Computational biology involves the development and application of data-analytical and theoretical methods, mathematical modeling and computational simulation techniques to the study of biological, ecological, behavioral, and social systems. The field is broadly defined and includes foundations in biology, applied mathematics, statistics, biochemistry, chemistry, biophysics, molecular biology, genetics, genomics, computer science, and evolution.
Computational biology has assisted the field of evolutionary biology in many capacities. This includes:
Using DNA data to reconstruct the tree of life with computational phylogenetics
Fitting population genetics models (either forward time or backward time) to DNA data to make inferences about demographic or selective history
Building population genetics models of evolutionary systems from first principles in order to predict what is likely to evolve.
Computational evolutionary biology (or computational evolution) is the study of evolutionary biology using computers. This makes it a fuzzy sub-discipline of computational biology, overlapping with bioinformatics and computational genomics. It is not evolutionary computation, evolutionary programming or evolutionary algorithms, all of which apply evolutionary principles to optimization problems outside biology. Evolutionary computation is the area of computer science and engineering that concerns itself with algorithms derived from formalizing natural evolution. This is part of a larger effort to draw inspiration from biological systems for computational purposes. Evolutionary computation methods have been used to solve optimization problems, to model systems, and to recognize patterns among other application tasks. Due to their reliance on stochasticity, they are characterized as heuristic search methods. The main features of evolutionary computation methods are their reliance on populations of searchers, the stochasticity of the search processes through mutation and recombination operations, and the application of relative strength as their selection criterion.

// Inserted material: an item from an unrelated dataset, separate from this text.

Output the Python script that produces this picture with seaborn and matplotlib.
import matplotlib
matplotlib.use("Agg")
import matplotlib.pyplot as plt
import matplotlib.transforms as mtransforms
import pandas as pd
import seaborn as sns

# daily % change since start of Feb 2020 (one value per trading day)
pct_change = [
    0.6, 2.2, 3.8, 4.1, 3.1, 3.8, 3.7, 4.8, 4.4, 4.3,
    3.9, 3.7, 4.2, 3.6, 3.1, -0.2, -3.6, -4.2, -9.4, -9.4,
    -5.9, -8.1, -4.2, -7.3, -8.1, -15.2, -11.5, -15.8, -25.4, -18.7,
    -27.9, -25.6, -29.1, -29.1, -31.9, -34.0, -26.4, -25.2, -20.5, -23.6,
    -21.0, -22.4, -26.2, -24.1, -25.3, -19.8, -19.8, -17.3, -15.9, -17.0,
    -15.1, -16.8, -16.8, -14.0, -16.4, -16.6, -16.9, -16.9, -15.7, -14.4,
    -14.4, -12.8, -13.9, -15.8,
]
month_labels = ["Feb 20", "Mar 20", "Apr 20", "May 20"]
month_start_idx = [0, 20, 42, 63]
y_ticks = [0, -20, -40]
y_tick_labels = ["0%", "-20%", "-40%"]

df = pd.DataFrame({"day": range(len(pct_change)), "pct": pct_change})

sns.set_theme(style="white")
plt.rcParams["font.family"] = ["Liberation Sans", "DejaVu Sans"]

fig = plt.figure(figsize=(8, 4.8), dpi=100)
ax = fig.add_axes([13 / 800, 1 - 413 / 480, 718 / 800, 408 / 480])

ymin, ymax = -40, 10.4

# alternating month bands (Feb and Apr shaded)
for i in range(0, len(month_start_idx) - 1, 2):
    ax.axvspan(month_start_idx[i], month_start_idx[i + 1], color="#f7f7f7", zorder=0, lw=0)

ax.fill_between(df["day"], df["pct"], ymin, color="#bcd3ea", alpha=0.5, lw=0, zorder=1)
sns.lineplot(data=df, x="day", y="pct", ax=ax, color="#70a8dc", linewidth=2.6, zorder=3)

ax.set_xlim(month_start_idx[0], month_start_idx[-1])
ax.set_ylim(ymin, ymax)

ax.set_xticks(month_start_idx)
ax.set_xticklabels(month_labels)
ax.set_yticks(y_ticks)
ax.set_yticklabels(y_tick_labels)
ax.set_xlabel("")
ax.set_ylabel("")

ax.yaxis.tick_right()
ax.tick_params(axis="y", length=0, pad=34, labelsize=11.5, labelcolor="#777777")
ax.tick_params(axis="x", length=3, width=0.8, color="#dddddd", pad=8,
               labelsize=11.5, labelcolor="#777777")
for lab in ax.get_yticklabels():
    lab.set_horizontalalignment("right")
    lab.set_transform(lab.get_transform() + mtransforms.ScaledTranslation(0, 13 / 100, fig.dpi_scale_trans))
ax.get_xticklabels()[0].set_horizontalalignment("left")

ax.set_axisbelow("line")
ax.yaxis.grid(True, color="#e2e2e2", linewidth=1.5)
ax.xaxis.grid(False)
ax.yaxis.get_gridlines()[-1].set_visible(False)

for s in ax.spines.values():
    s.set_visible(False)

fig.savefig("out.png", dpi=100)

The methods involved in computational evolutionary biology are diverse. They include:
Bioinformatics algorithms for clustering, tree-building, sequence alignment, machine learning etc. that mine and analyze large-scale data. Their uses include:
building phylogenetic trees to discover evolutionary relationships between species
deciphering the evolutionary history of specific genes and traits
studying the rate of evolution and selection pressures on particular genes
address fundamental evolutionary questions from an empirical perspective
Numerical simulations such as individual-based models, agent-based models, and spatially explicit models. These are used to:
explore evolutionary dynamics of species and their interactions
predict evolutionary events such as speciation and extinction
support mathematical models of complex phenomena, such as individual development and cooperation in groups
link the predictions of idealized mathematical models with behavior of real systems, such as the evolution of bacterial drug resistance and long-term behaviour of epidemics
Artificial life explores the foundations of biology as a computational phenomenon by creating algorithms that evolve freely within an environment specified by the programmer. Examples include Tierra and Avida, cellular automata and evolving neural nets.

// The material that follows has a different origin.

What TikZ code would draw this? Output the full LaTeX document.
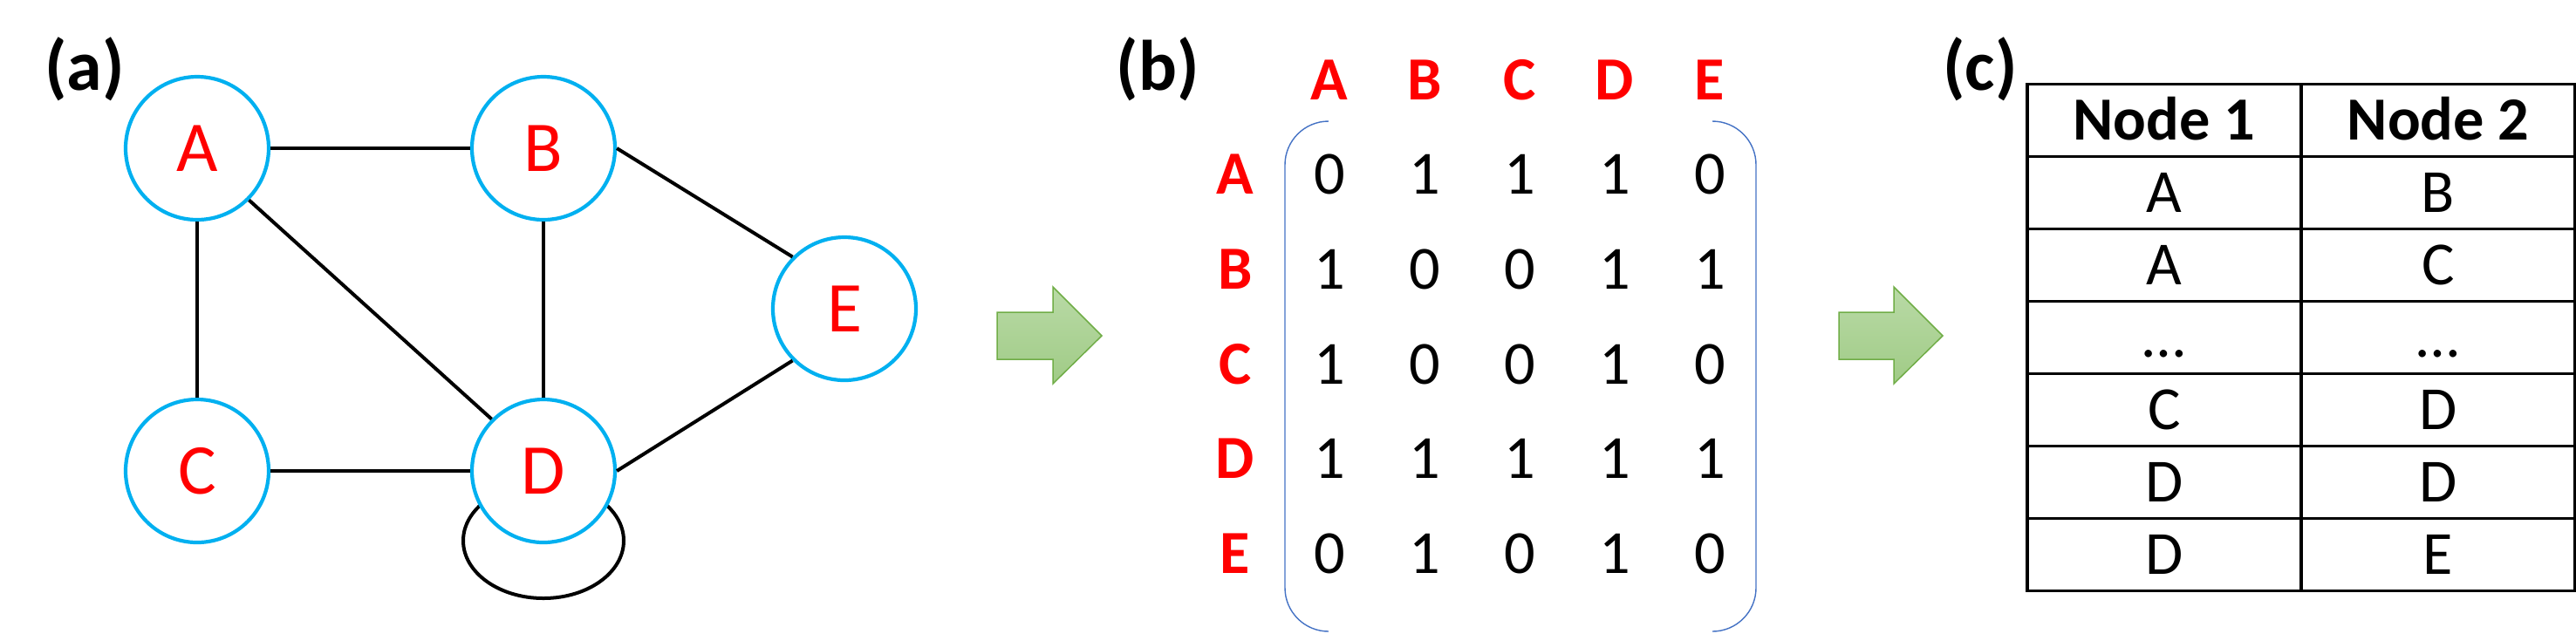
\documentclass[tikz,border=0pt]{standalone}
\usepackage{fontspec}
\setmainfont{Carlito}
\usetikzlibrary{backgrounds}
\definecolor{nodeblue}{HTML}{00B0F0}
\definecolor{bracketblue}{HTML}{4472C4}
\definecolor{arrowedge}{HTML}{70AD47}
\definecolor{arrowtop}{HTML}{B9DAA6}
\definecolor{arrowbottom}{HTML}{A0CB86}

\tikzstyle{vertex} = [circle,draw=nodeblue,fill=white,line width=0.042cm,minimum size=1.64cm,inner sep=0pt,text=red,text height=0.52cm,text depth=0pt,font=\fontsize{23.3}{28}\selectfont]
\tikzstyle{link} = [line width=0.04cm]
\tikzstyle{panel} = [anchor=base,font=\fontsize{23.3}{28}\selectfont\bfseries]
\tikzstyle{colhead} = [text=red,text height=0.44cm,text depth=0pt,inner sep=0pt,font=\fontsize{20}{24}\selectfont\bfseries]
\tikzstyle{entry} = [text height=0.44cm,text depth=0pt,inner sep=0pt,font=\fontsize{20}{24}\selectfont]
\tikzstyle{bracket} = [draw=bracketblue,line width=0.014cm]
\tikzstyle{flow} = [draw=arrowedge,line width=0.015cm,top color=arrowtop,bottom color=arrowbottom]
\tikzstyle{cell} = [draw,line width=0.033cm,minimum width=3.14cm,minimum height=0.83cm,inner sep=0pt,text height=0.44cm,text depth=0pt,font=\fontsize{20}{24}\selectfont]

\begin{document}
\begin{tikzpicture}
	\useasboundingbox (0,0) rectangle (29.53,-7.26);
	% (a) the graph
	\node[panel] (la) at (0.97,-1.03) {(a)};
	\node[vertex] (A) at (2.26,-1.70) {A};
	\node[vertex] (B) at (6.23,-1.70) {B};
	\node[vertex] (C) at (2.26,-5.40) {C};
	\node[vertex] (D) at (6.23,-5.40) {D};
	\node[vertex] (E) at (9.68,-3.54) {E};
	\draw[link] (A) -- (B);
	\draw[link] (A) -- (C);
	\draw[link] (A.-45) -- (D.135);
	\draw[link] (B) -- (D);
	\draw[link] (B.east) -- (E.135);
	\draw[link] (C) -- (D);
	\draw[link] (D.east) -- (E.-135);
	% self loop sits behind D
	\begin{pgfonlayer}{background}
		\draw[link] ([yshift=-0.8cm]D.center) ellipse [x radius=0.92cm,y radius=0.66cm];
	\end{pgfonlayer}

	% (b) adjacency matrix
	\draw[flow] (11.43,-3.58) -- ++(0.64,0) -- ++(0,0.29) -- ++(0.56,-0.56) -- ++(-0.56,-0.55) -- ++(0,0.28) -- ++(-0.64,0) -- cycle;
	\node[panel] (lb) at (13.27,-1.03) {(b)};
	\foreach \lab/\vals [count=\r] in {A/{0,1,1,1,0},B/{1,0,0,1,1},C/{1,0,0,1,0},D/{1,1,1,1,1},E/{0,1,0,1,0}} {
		\node[colhead] (c-\lab) at ({15.24+1.09*(\r-1)},-0.92) {\lab};
		\node[colhead] (r-\lab) at (14.16,{-2.005-1.088*(\r-1)}) {\lab};
		\foreach \v [count=\c] in \vals
			\node[entry] (m-\r-\c) at ({15.24+1.09*(\c-1)},{-2.005-1.088*(\r-1)}) {\v};
	}
	\draw[bracket] (15.23,-1.39) arc[start angle=90,end angle=180,radius=0.5] -- (14.73,-6.74) arc[start angle=180,end angle=270,radius=0.5];
	\draw[bracket] (19.63,-1.39) arc[start angle=90,end angle=0,radius=0.5] -- (20.13,-6.74) arc[start angle=0,end angle=-90,radius=0.5];

	% (c) edge list
	\draw[flow] (21.08,-3.58) -- ++(0.63,0) -- ++(0,0.29) -- ++(0.56,-0.56) -- ++(-0.56,-0.55) -- ++(0,0.28) -- ++(-0.63,0) -- cycle;
	\node[panel] (lc) at (22.70,-1.03) {(c)};
	\node[cell,font=\fontsize{20}{24}\selectfont\bfseries] (h-1) at (24.81,-1.38) {Node 1};
	\node[cell,font=\fontsize{20}{24}\selectfont\bfseries] (h-2) at (27.95,-1.38) {Node 2};
	\foreach \p/\q [count=\r] in {A/B,A/C,…/…,C/D,D/D,D/E} {
		\node[cell] (t-\r-1) at (24.81,{-1.38-0.83*\r}) {\p};
		\node[cell] (t-\r-2) at (27.95,{-1.38-0.83*\r}) {\q};
	}
\end{tikzpicture}
\end{document}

A key driver of evolvability is the widespread modularity of biological networks, their organization as functional, sparsely connected subunits but there is no consensus regarding why modularity itself evolved.
While most hypotheses assume indirect selection for evolvability. Experiments with selection pressures to maximize network performance and minimize connection costs yield networks that are significantly more modular and more evolvable than control experiments that only select for performance.